3 Reasons to Take on Business Debt (and 2 Reasons to Avoid It)

At some point, your small business will need more money. You’ll need more space, inventory, or equipment and there won’t be enough money in your business bank account.

When you get to this point, you need to take on debt. Don’t think of business debt as bad. Learning how to get your business out of debt isn’t always the best option for growth. Getting a business loan can be a good thing that improves your business.  

Reasons to take on business debt

Is your business a good candidate for taking out a small business loan? In general, if the loan will improve your bottom line in business, take it. Check out the following reasons to take out a loan to see if business debt is a good choice for you.

You want to expand

Your business might eventually get to a point where you need more money to continue growing. You might need more inventory or new products to sell. You might need new equipment to provide more services and attract bigger clients. Or, perhaps you need a larger retail space to fit more customers or host events.

Without money, you can’t buy things that will make you more money. When you don’t have enough in your business savings account, a loan can give you a financial boost. If all goes well, your investment will make enough to pay off the loan and start earning your business more than before.

You want to build your credit score

To get a loan, you need good credit. And to get good credit, you need experience taking out and paying off loans. This cycle can be frustrating for some small business owners.

You can improve your small business credit score by taking out small loans. You can show your lender that you are capable of handling a loan and its repayments. By building your credit score with smaller loans, you make it easier for your business to get approved for bigger loans later.

Taking on smaller amounts of debt now also helps you build a relationship with your lender. A good relationship with a lender might help you get approved for larger loans. And, you might receive other benefits, such as reduced interest rates.

You want to hire an employee

If you’re spending as much time as you can on your business and more still needs to be done, you might benefit from hiring an employee. But hiring an employee can be an expensive investment, especially if you don’t have much extra cash.

You can take on business debt to hire an employee. The debt might be worth it if the employee helps you earn more money. For example, you hire a salesperson. The salesperson generates more income for your business, which pays off the loan and increases your profit.

Or, you can hire an employee to free up your time for profit-generating tasks. Let’s say you hire an assistant who takes over many basic yet time-consuming tasks. You now have more time for improving and marketing your business.

3 Reasons to Take on Business Debt

Reasons not to take on business debt

While business debt can be beneficial, it’s not good for all businesses.

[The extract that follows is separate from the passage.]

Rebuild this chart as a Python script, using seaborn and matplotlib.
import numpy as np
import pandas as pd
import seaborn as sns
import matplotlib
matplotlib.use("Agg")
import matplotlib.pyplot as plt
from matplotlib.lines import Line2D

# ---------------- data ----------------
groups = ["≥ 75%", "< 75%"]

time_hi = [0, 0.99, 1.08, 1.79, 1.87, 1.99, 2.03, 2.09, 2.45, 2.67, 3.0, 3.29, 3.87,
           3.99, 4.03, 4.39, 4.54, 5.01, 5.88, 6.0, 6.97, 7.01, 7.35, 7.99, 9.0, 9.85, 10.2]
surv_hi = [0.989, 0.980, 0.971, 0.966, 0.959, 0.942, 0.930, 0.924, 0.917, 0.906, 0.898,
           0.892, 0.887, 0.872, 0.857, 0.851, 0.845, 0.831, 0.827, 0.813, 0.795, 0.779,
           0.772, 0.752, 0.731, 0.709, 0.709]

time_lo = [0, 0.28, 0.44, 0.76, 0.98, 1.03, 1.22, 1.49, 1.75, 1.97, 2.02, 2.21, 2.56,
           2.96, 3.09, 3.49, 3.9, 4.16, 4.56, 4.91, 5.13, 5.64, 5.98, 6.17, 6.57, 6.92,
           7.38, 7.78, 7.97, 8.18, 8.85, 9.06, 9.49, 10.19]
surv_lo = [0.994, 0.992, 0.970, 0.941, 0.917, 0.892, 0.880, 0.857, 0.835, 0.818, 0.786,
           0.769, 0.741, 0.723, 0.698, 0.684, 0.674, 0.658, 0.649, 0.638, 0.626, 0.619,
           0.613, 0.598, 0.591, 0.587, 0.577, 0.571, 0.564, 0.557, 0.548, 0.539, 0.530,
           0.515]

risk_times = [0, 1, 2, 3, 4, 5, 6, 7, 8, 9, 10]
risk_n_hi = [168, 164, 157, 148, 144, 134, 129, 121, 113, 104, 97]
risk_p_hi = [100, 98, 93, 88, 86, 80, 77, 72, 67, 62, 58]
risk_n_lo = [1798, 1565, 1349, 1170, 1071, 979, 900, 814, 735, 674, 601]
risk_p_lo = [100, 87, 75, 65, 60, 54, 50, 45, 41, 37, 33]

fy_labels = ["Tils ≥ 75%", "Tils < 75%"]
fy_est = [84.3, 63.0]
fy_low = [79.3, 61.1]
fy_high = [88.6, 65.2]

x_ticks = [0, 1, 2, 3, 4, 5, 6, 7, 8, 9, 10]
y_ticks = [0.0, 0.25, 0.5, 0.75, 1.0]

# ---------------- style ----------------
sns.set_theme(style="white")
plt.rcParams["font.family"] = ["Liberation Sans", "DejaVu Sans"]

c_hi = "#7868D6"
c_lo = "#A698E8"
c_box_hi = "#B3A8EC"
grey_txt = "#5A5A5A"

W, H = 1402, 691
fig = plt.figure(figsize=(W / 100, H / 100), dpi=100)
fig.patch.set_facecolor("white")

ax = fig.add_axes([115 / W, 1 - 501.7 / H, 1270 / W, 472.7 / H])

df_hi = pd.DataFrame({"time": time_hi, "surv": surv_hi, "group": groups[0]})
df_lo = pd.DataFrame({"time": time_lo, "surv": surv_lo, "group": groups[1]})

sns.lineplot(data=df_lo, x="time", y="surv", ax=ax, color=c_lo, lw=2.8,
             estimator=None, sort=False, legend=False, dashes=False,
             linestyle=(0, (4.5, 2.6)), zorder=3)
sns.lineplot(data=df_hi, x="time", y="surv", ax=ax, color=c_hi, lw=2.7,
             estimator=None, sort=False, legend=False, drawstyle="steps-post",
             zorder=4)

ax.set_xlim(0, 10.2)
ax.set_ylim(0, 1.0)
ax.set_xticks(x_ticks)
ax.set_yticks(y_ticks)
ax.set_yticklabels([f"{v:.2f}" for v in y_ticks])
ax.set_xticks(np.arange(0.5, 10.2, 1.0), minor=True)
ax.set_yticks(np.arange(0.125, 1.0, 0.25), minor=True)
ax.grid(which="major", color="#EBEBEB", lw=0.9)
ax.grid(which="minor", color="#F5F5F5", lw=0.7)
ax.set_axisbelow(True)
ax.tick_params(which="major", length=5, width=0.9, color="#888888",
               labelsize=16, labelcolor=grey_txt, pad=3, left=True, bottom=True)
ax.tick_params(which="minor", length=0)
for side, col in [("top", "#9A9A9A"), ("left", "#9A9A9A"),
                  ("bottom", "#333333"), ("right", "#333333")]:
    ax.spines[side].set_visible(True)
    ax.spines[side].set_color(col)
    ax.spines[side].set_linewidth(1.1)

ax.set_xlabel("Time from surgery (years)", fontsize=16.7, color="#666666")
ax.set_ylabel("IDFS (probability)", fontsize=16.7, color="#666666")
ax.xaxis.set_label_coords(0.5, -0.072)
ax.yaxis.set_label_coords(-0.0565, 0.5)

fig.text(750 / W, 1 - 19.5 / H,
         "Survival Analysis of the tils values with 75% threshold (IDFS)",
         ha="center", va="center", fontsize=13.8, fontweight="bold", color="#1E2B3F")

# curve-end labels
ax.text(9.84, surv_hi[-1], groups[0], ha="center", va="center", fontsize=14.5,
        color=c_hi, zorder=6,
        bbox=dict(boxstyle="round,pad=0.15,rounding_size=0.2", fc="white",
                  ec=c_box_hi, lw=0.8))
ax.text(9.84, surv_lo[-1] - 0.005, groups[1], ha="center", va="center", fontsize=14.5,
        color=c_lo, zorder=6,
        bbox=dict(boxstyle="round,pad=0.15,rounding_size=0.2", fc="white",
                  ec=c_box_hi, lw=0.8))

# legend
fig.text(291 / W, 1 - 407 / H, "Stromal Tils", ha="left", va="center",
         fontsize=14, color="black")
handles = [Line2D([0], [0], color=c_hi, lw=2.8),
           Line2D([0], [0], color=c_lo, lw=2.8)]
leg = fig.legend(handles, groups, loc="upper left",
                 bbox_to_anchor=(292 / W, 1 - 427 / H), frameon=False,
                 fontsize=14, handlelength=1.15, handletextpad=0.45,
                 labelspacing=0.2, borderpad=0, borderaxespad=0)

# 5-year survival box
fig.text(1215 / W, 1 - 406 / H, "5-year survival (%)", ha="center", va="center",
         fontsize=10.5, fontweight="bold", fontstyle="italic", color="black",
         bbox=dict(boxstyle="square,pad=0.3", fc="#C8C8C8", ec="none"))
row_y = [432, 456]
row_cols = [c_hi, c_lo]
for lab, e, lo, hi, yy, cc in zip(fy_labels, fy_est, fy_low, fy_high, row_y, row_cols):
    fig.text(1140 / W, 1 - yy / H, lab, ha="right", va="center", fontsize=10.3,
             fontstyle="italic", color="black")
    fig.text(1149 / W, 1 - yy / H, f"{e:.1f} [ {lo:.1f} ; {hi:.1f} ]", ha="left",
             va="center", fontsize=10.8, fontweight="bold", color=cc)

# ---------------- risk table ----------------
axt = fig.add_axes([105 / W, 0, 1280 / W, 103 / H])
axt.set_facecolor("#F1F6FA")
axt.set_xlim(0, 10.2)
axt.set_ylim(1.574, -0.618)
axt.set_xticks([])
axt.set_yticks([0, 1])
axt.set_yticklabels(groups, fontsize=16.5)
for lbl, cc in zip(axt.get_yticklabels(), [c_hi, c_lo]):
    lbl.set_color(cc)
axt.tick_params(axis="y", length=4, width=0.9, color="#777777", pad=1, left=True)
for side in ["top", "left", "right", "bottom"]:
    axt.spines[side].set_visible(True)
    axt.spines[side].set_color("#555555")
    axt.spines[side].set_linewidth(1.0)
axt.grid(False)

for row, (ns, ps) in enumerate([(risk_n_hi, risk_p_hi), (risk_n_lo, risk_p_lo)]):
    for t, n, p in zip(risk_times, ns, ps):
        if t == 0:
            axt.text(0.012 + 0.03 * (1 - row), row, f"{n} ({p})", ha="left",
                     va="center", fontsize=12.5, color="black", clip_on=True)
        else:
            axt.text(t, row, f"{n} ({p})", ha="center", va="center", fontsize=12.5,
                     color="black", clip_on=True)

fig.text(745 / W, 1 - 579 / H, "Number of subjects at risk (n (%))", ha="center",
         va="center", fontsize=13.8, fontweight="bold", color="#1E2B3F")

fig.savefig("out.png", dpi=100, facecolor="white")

“Debt requires repayment with interest,” say Doug and Polly White in an Entrepreneur article. “In general, if the debt isn’t repaid in a timely manner, the debt-holders can force the company into bankruptcy. That is, they can force the company to liquidate its assets to repay the debt (or, at least, as much of the debt as the company has assets to cover).”

Before taking out a business loan, make sure you’re capable of business debt management. Here are two reasons you shouldn’t take on business debt.

You don’t have a good ROI

Before you take on small business debt, you should measure your return on investment (ROI) to make sure the debt is worthwhile. ROI measures how much you get out of your investment. Your ROI should outweigh the debt.

Let’s say you take out a $10,000 loan to buy new inventory. You have to pay back an additional $3,000 in interest. You sell the inventory for $60,000. You end with a profit of $47,000. ($60,000 – $10,000 – $3,000). In this case, you have an ROI of $47,000, which makes it worth it to take out the loan.

When calculating your ROI, don’t be too optimistic. While you are hopeful about your business, there’s a chance your venture won’t go as well as you hoped. It’s better to think conservatively and figure a lower ROI to determine if taking on business debt is a good idea.

You can’t pay it back

If you don’t think you’ll be able to pay the loan back, don’t take on debt to begin with. Seriously consider how successful you think you’ll be.

If you take on debt and can’t pay it back, you’ll hurt your business. Your business credit score will drop. Lenders will distrust you. You might go into business bankruptcy and lose your whole business. You can avoid all of this by only taking on debt you know you can pay back.

These views are made solely by the author.